-- THE RECORDS --
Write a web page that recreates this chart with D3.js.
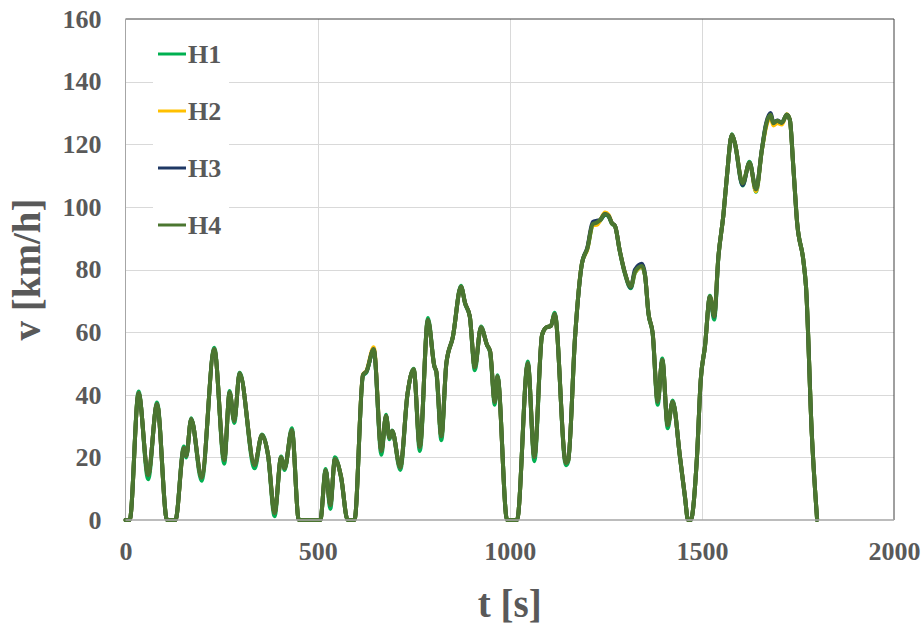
<!DOCTYPE html>
<html>
<head>
  <meta charset="utf-8">
  <title>Speed profile</title>
  <style>
    body { margin: 0; background: #fff; }
    svg { display: block; font-family: "Liberation Serif", "Times New Roman", serif; }
  </style>
</head>
<body>
  <svg id="chart"></svg>

  <script src="https://cdnjs.cloudflare.com/ajax/libs/d3/7.8.5/d3.min.js"></script>
  <script>
    // time axis shared by all four runs [s]
    const times = [
      0, 11, 34, 59, 82, 108, 130, 152, 158, 171,
      198, 231, 257, 271, 283, 297, 336, 355, 371, 388,
      405, 414, 433, 451, 507, 521, 533, 545, 561, 578,
      596, 618, 627, 646, 666, 678, 687, 694, 715, 734,
      750, 766, 787, 804, 809, 822, 835, 852, 873, 884,
      896, 909, 925, 941, 949, 961, 968, 993, 1019, 1047,
      1064, 1084, 1094, 1107, 1117, 1146, 1152, 1170, 1188, 1202,
      1216, 1227, 1235, 1248, 1257, 1266, 1274, 1286, 1300, 1315,
      1326, 1344, 1352, 1361, 1372, 1385, 1397, 1411, 1424, 1443,
      1456, 1464, 1471, 1487, 1497, 1508, 1521, 1532, 1543, 1556,
      1565, 1578, 1586, 1606, 1624, 1641, 1656, 1667, 1679, 1686,
      1696, 1708, 1721, 1729, 1738, 1748, 1764, 1771, 1786, 1800
    ];

    // speeds [km/h]
    const h1 = [
      0, 0, 41, 13, 37.5, 0, 0, 23.5, 20, 32.5,
      12.5, 55, 18, 41.2, 31, 47, 16.5, 27.3, 20.5, 1.2,
      20.3, 16, 29.3, 0, 0, 16.3, 3.5, 20, 13.5, 0,
      0, 46, 47.2, 54.5, 20.8, 33.6, 25.8, 28.6, 16, 40.2,
      48.3, 22, 64.5, 49, 47, 25.5, 50, 58.5, 74.8, 69,
      65, 47.8, 61.8, 55.8, 53.5, 36.8, 46.2, 0, 0, 50.6,
      18.8, 59, 61.4, 62, 66.2, 17.5, 18.6, 58.5, 82, 86.6,
      94.3, 95, 95.6, 97.5, 97, 94.6, 93.8, 86, 78.5, 74,
      79, 80.8, 78, 65.8, 59.4, 36.8, 51.6, 29.3, 38.2, 20,
      7.2, 0, 0, 19.7, 44.7, 55.4, 71.6, 64, 84, 97.4,
      109.5, 123.2, 120.2, 106.8, 114.4, 104.8, 118, 126, 129.2, 126.5,
      127.3, 126.7, 129.5, 127.8, 112.8, 94.8, 83, 74.5, 27.7, 0
    ];
    const h2 = [
      0, 0, 40.5, 14.4, 37, 0, 0, 22.9, 20.4, 32.2,
      13.6, 54.5, 19.2, 40.7, 31.7, 46.8, 17.6, 27.1, 20.8, 2.3,
      20, 16.5, 28.7, 0, 0, 15.8, 4.8, 19.4, 13.8, 0,
      0, 46.5, 47.6, 55.2, 22.1, 33.2, 26.3, 28.4, 16.8, 40.4,
      48.1, 23.4, 63.9, 49, 47.4, 26.8, 50, 58.5, 74.5, 69.2,
      65, 48.8, 61.5, 55.9, 53.8, 37.8, 45.8, 0, 0, 50,
      20.2, 59.1, 61.4, 62, 65.8, 18.3, 19, 58.5, 82, 86.5,
      94.2, 94.3, 95.6, 98.2, 97.5, 94.8, 93.9, 86.2, 78.8, 74.5,
      79.1, 80.9, 78.2, 66, 59.6, 37.8, 51.1, 30.3, 37.8, 20.2,
      7.4, 0, 0, 19.7, 44.7, 55.4, 71.3, 65.6, 84.1, 97.4,
      109.6, 123, 120.3, 107.3, 114.1, 105, 118, 125.5, 128.8, 126,
      126.8, 126.3, 129.6, 127.8, 112.8, 94.8, 83, 74.5, 27.7, 0
    ];
    const h3 = [
      0, 0, 40.5, 14.4, 37, 0, 0, 22.9, 20.4, 32.2,
      13.6, 54.5, 19.2, 40.7, 31.7, 46.8, 17.6, 27.1, 20.8, 2.3,
      20, 16.5, 28.7, 0, 0, 15.8, 4.8, 19.4, 13.8, 0,
      0, 46.3, 47.4, 54.5, 22.1, 33.2, 26.3, 28.4, 16.8, 40.4,
      48.1, 23.4, 63.9, 49, 47.4, 26.8, 50, 58.5, 74.5, 69.2,
      65, 48.8, 61.5, 55.9, 53.8, 37.8, 45.8, 0, 0, 50,
      20.2, 59.1, 61.4, 62, 65.8, 18.3, 19, 58.5, 82, 87,
      95.2, 95.6, 95.8, 97.7, 97.1, 94.8, 93.9, 86.2, 78.8, 74.3,
      80, 81.8, 78.4, 66, 59.6, 37.8, 51.1, 30.3, 37.8, 20.2,
      7.4, 0, 0, 19.7, 44.7, 55.4, 71.3, 65, 84.1, 97.4,
      109.6, 123, 120.3, 107, 114.1, 105.6, 118.2, 126.6, 130, 126.9,
      127.6, 126.9, 129.4, 127.8, 112.8, 94.8, 83, 74.5, 27.7, 0
    ];
    const h4 = [
      0, 0, 40.5, 14.4, 37, 0, 0, 22.9, 20.4, 32.2,
      13.6, 54.5, 19.2, 40.7, 31.7, 46.8, 17.6, 27.1, 20.8, 2.3,
      20, 16.5, 28.7, 0, 0, 15.8, 4.8, 19.4, 13.8, 0,
      0, 46.3, 47.4, 54.5, 22.1, 33.2, 26.3, 28.4, 16.8, 40.4,
      48.1, 23.4, 63.9, 49, 47.4, 26.8, 50, 58.5, 74.5, 69.2,
      65, 48.8, 61.5, 55.9, 53.8, 37.8, 45.8, 0, 0, 50,
      20.2, 59.1, 61.4, 62, 65.8, 18.3, 19, 58.5, 82, 86.8,
      94.5, 95, 95.8, 97.7, 97.1, 94.8, 93.9, 86.2, 78.8, 74.5,
      79.3, 81.1, 78.2, 66, 59.6, 37.8, 51.1, 30.3, 37.8, 20.2,
      7.4, 0, 0, 19.7, 44.7, 55.4, 71.3, 65, 84.1, 97.4,
      109.6, 123, 120.3, 107.5, 114.1, 105.6, 118.2, 126.2, 129.4, 126.7,
      127.5, 126.9, 129.4, 127.8, 112.8, 94.8, 83, 74.5, 27.7, 0
    ];

    const seriesNames = ["H1", "H2", "H3", "H4"];
    const seriesColors = ["#00b050", "#ffc000", "#1f3864", "#4b7630"];
    const seriesValues = [h1, h2, h3, h4];

    const xTicks = [0, 500, 1000, 1500, 2000];
    const yTicks = [0, 20, 40, 60, 80, 100, 120, 140, 160];

    const W = 924, H = 627;
    const plot = { left: 125.5, right: 894, top: 19, bottom: 520 };
    const textColor = "#595959";

    const svg = d3.select("#chart")
      .attr("width", W)
      .attr("height", H)
      .attr("viewBox", [0, 0, W, H]);

    const x = d3.scaleLinear().domain([0, 2000]).range([plot.left, plot.right]);
    const y = d3.scaleLinear().domain([0, 160]).range([plot.bottom, plot.top]);

    /** grid lines */
    const grid = svg.append("g").attr("stroke", "#d9d9d9").attr("stroke-width", 1);
    grid.selectAll(".gx")
      .data(xTicks.slice(1, -1))
      .join("line")
      .attr("x1", d => Math.round(x(d)) + 0.5)
      .attr("x2", d => Math.round(x(d)) + 0.5)
      .attr("y1", plot.top)
      .attr("y2", plot.bottom);
    grid.selectAll(".gy")
      .data(yTicks.slice(1, -1))
      .join("line")
      .attr("y1", d => Math.round(y(d)) + 0.5)
      .attr("y2", d => Math.round(y(d)) + 0.5)
      .attr("x1", plot.left)
      .attr("x2", plot.right);

    /** frame: dark top/right, grey left */
    svg.append("line").attr("x1", plot.left).attr("x2", plot.right).attr("y1", plot.top).attr("y2", plot.top)
      .attr("stroke", "#404040").attr("stroke-width", 1);
    svg.append("line").attr("x1", plot.right).attr("x2", plot.right).attr("y1", plot.top).attr("y2", plot.bottom)
      .attr("stroke", "#404040").attr("stroke-width", 1);
    svg.append("line").attr("x1", plot.left).attr("x2", plot.left).attr("y1", plot.top).attr("y2", plot.bottom)
      .attr("stroke", "#a6a6a6").attr("stroke-width", 1);

    /** legend background (sits over the grid) */
    svg.append("rect")
      .attr("x", 153).attr("y", 30)
      .attr("width", 76).attr("height", 220)
      .attr("fill", "#fff");

    /** the four runs, H4 drawn last */
    const line = d3.line()
      .x((d, i) => x(times[i]))
      .y(d => y(d))
      .curve(d3.curveMonotoneX);

    svg.append("g")
      .attr("fill", "none")
      .attr("stroke-width", 4)
      .attr("stroke-linejoin", "round")
      .attr("stroke-linecap", "round")
      .selectAll("path")
      .data(seriesValues)
      .join("path")
      .attr("stroke", (d, i) => seriesColors[i])
      .attr("d", d => line(d));

    /** bottom axis line */
    svg.append("line").attr("x1", plot.left).attr("x2", plot.right).attr("y1", plot.bottom).attr("y2", plot.bottom)
      .attr("stroke", "#a6a6a6").attr("stroke-width", 1.5);

    /** axes (labels only) */
    const xAxis = svg.append("g")
      .attr("transform", `translate(0,${plot.bottom})`)
      .call(d3.axisBottom(x).tickValues(xTicks).tickFormat(d3.format("d")).tickSize(0).tickPadding(22));
    const yAxis = svg.append("g")
      .attr("transform", `translate(${plot.left},0)`)
      .call(d3.axisLeft(y).tickValues(yTicks).tickFormat(d3.format("d")).tickSize(0).tickPadding(24));
    [xAxis, yAxis].forEach(g => {
      g.select(".domain").remove();
      g.selectAll("text")
        .attr("fill", textColor)
        .style("font-family", "'Liberation Serif', 'Times New Roman', serif")
        .style("font-size", "26px")
        .style("font-weight", "bold");
    });

    /** axis titles */
    svg.append("text")
      .attr("x", (plot.left + plot.right) / 2)
      .attr("y", 617)
      .attr("text-anchor", "middle")
      .attr("fill", textColor)
      .style("font-size", "39px")
      .style("font-weight", "bold")
      .text("t [s]");
    svg.append("text")
      .attr("transform", `translate(40,${(plot.top + plot.bottom) / 2}) rotate(-90)`)
      .attr("text-anchor", "middle")
      .attr("fill", textColor)
      .style("font-size", "39px")
      .style("font-weight", "bold")
      .text("v [km/h]");

    /** legend entries */
    const legend = svg.append("g")
      .selectAll("g")
      .data(seriesNames)
      .join("g")
      .attr("transform", (d, i) => `translate(158,${54 + i * 57})`);
    legend.append("line")
      .attr("x1", 0).attr("x2", 28)
      .attr("stroke", (d, i) => seriesColors[i])
      .attr("stroke-width", 3);
    legend.append("text")
      .attr("x", 30)
      .attr("dy", "0.34em")
      .attr("fill", textColor)
      .style("font-size", "26px")
      .style("font-weight", "bold")
      .text(d => d);
  </script>
</body>
</html>
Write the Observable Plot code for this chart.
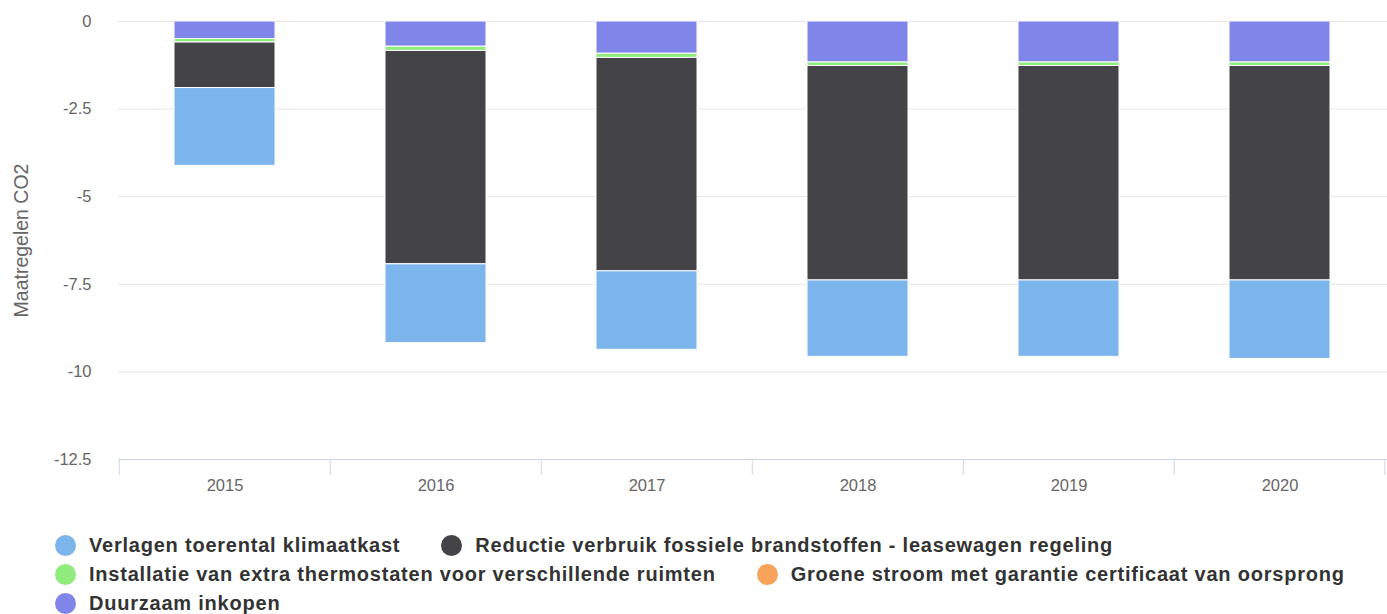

-- GIVEN REQUEST --
Show all lines in the entries above where the string "chart" appears.

-- EXERCISE RESPONSE --
Write a web page that recreates this chart with D3.js.
  <svg id="chart"></svg>
    const svg = d3.select("#chart")
Write the Observable Plot code for this chart.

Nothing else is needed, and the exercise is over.